Full official description:

Set in 1995 in Notre-Dame-de-Grâce, a decidedly rundown Montreal neighbourhood with some very unusual inhabitants, Good Neighbours is Jacob Tierney’s witty and twisted follow-up to last year’s Festival hit The Trotsky.

Louise (Emily Hampshire), a waitress in an always empty Chinese restaurant, has a rather unhealthy attachment to her cats. Her relationships with her apartment mates aren’t much better. Her only friend, Spencer (Scott Speedman), is a caustic widower with a supercilious smirk who’s confined to a wheelchair. Meanwhile, newly arrived Victor (Jay Baruchel) is an overly friendly elementary school teacher who’s desperate for human contact. Victor’s painfully obvious interest in Louise upsets the routine that Louise and Spencer have developed – as does a string of unsolved homicides in the area, a subject that Louise takes an unseemly interest in.

Good Neighbors may sound like a thriller, but its relationship to the genre is quite complicated. While the conventional hero of a thriller typically wants to re-establish order and re-affirm his or her status in the eyes of society, Tierney focuses instead on characters that have, at best, only a nominal interest in other people. This raises troubling (and often hilarious) questions about just how connected we actually are. (The film is also related to the cool, grimy thrillers of the late eighties and early nineties, and shares obvious affinities with Danny Boyle’s Shallow Grave.)
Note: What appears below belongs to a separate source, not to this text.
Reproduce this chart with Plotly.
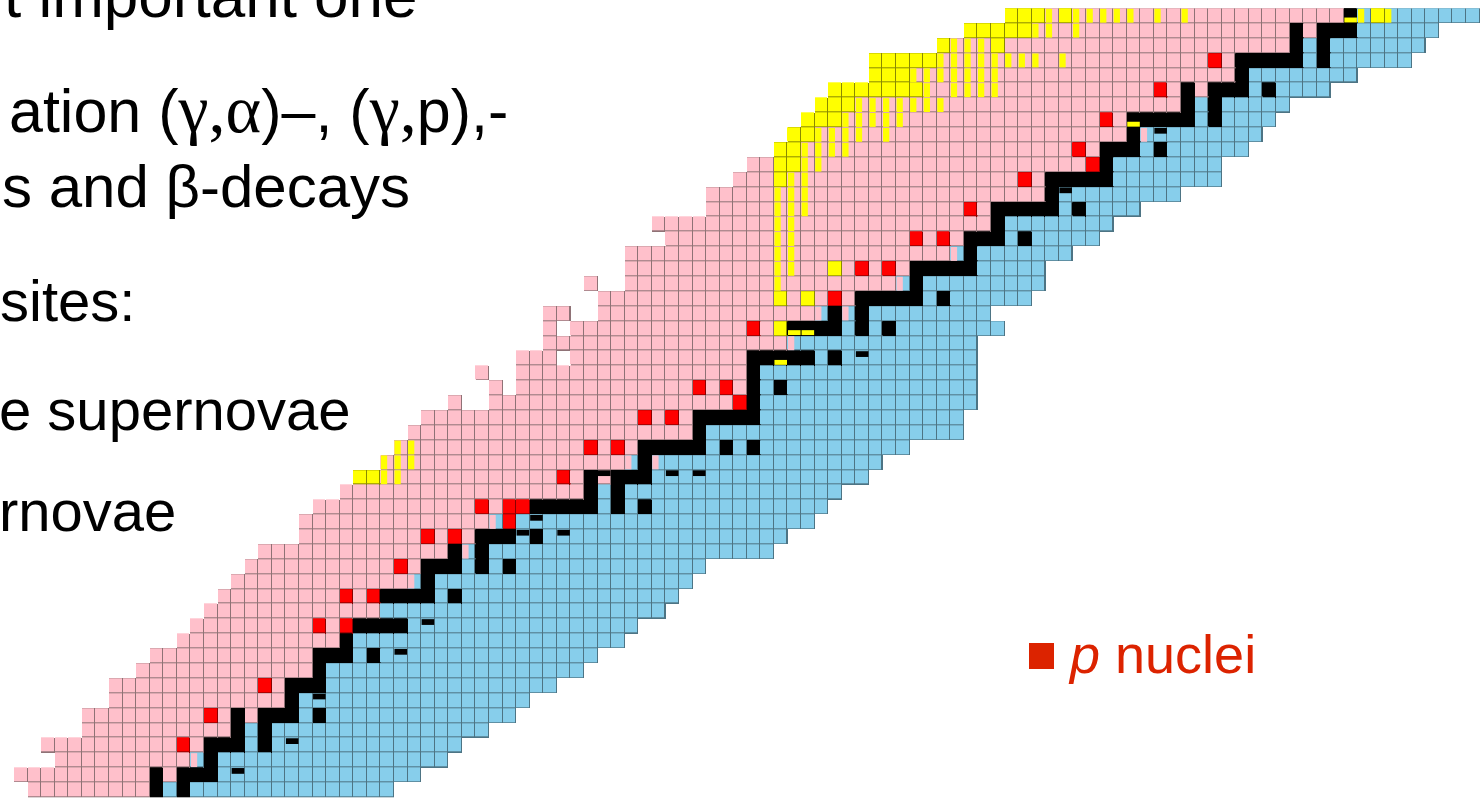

Despite having only three features under his belt, Tierney has already mapped-out strong thematic territory as a director. Twist and The Trotsky concentrated on protagonists with tenuous connections to society and their attempts to integrate themselves. But here he ups the ante. Both Louise and Spencer seem willfully self-obsessed, while Victor is strangely needy. The narrative is cleverly set against the backdrop of the 1995 sovereignty referendum, an event which only underscores the characters’ sense of disconnect.

Featuring fine performances from the principals as well as smart turns from Micheline Lanctot, Anne Marie Cadieux, Gary Farmer and Xavier Dolan, Good Neighbors is a sharp, acerbically funny work by one or our finest young filmmakers.